Under the new powers, the courts can disqualify rogue directors straight away if their conduct is deemed unfit, taking them out of the management of insolvent companies.

‘Ensuring the business community and consumers are protected from the activities of rogue directors at the earliest opportunity is vital,’ said consumer affairs minister Kim Howells, ‘the new power to disqualify administratively will save time in the courts.’

Parliament is also bringing into effect other provisions of the Insolvency Act 2000. As of 2 April, interest on bankruptcy estate funds held in the insolvency services will be paid and changes to investment in these funds will come into effect. Changes will also be made to simplify creditors’ reclaiming of interests in deceased persons’ insolvent estates when the in cases of joint onwnership of property.
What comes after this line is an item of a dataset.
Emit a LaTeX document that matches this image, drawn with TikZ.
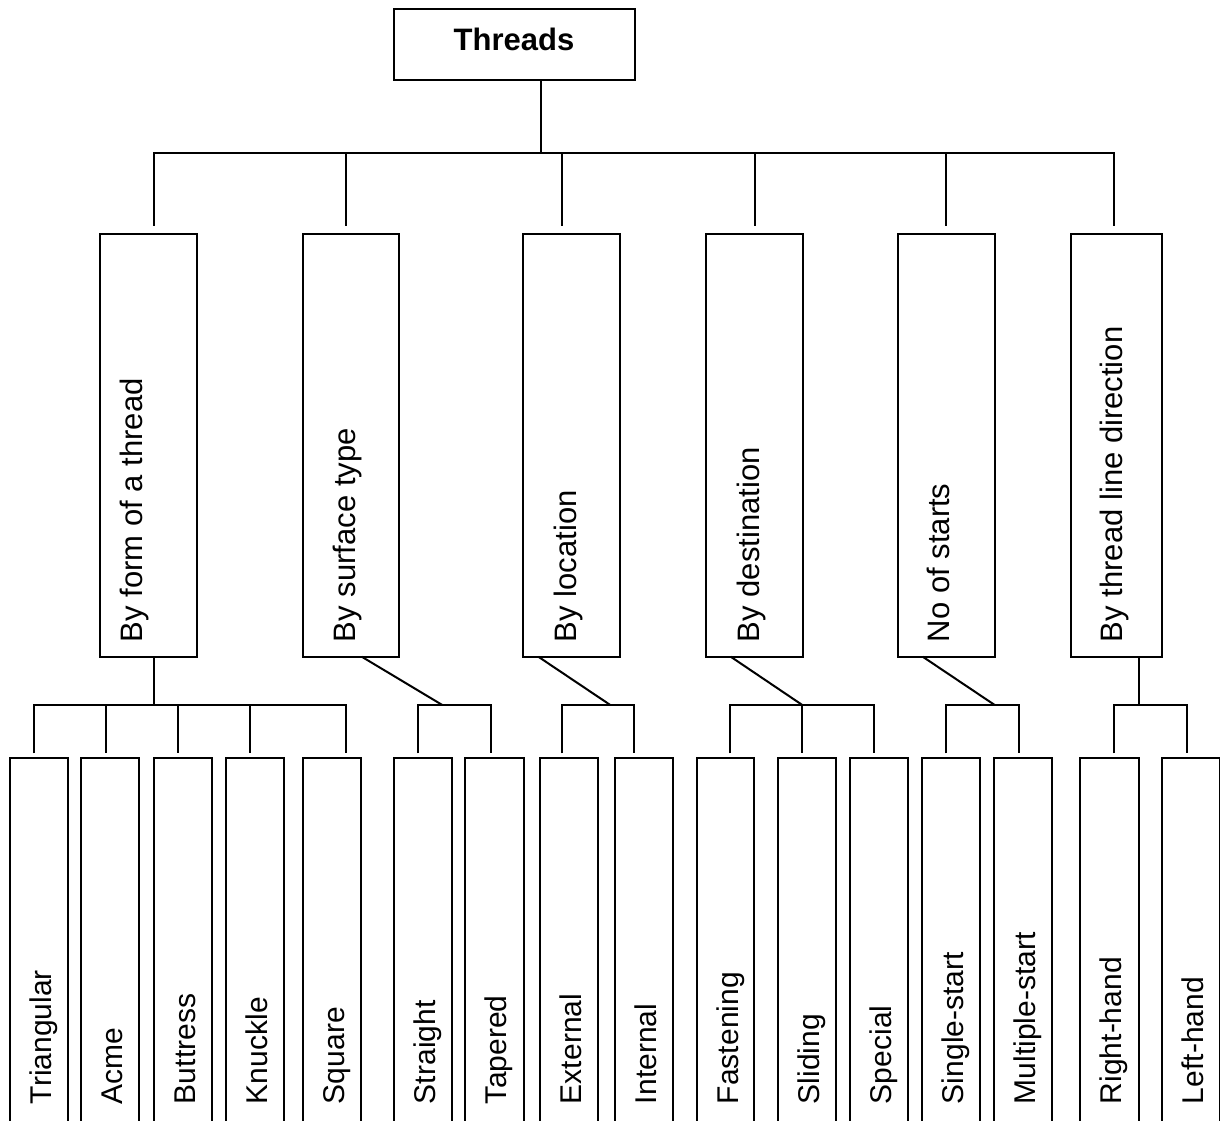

Additionally, landlords will no longer be allowed to forfeit the lease of a company’s premises by peaceable re-entry during the administration order procedure, unless the court allows it. The prosecution in criminal proceedings will be restricted on the use of evidence obtained under the power of compulsion, that is the existing insolvency law, which makes it a criminal offense not to answer questions in an investigation.

Finally, if voluntary liquidators of companies in England and Wales are suspicious that directors have been involved in criminal activity, they will have to report it to the Secretary of State, according to the DTI.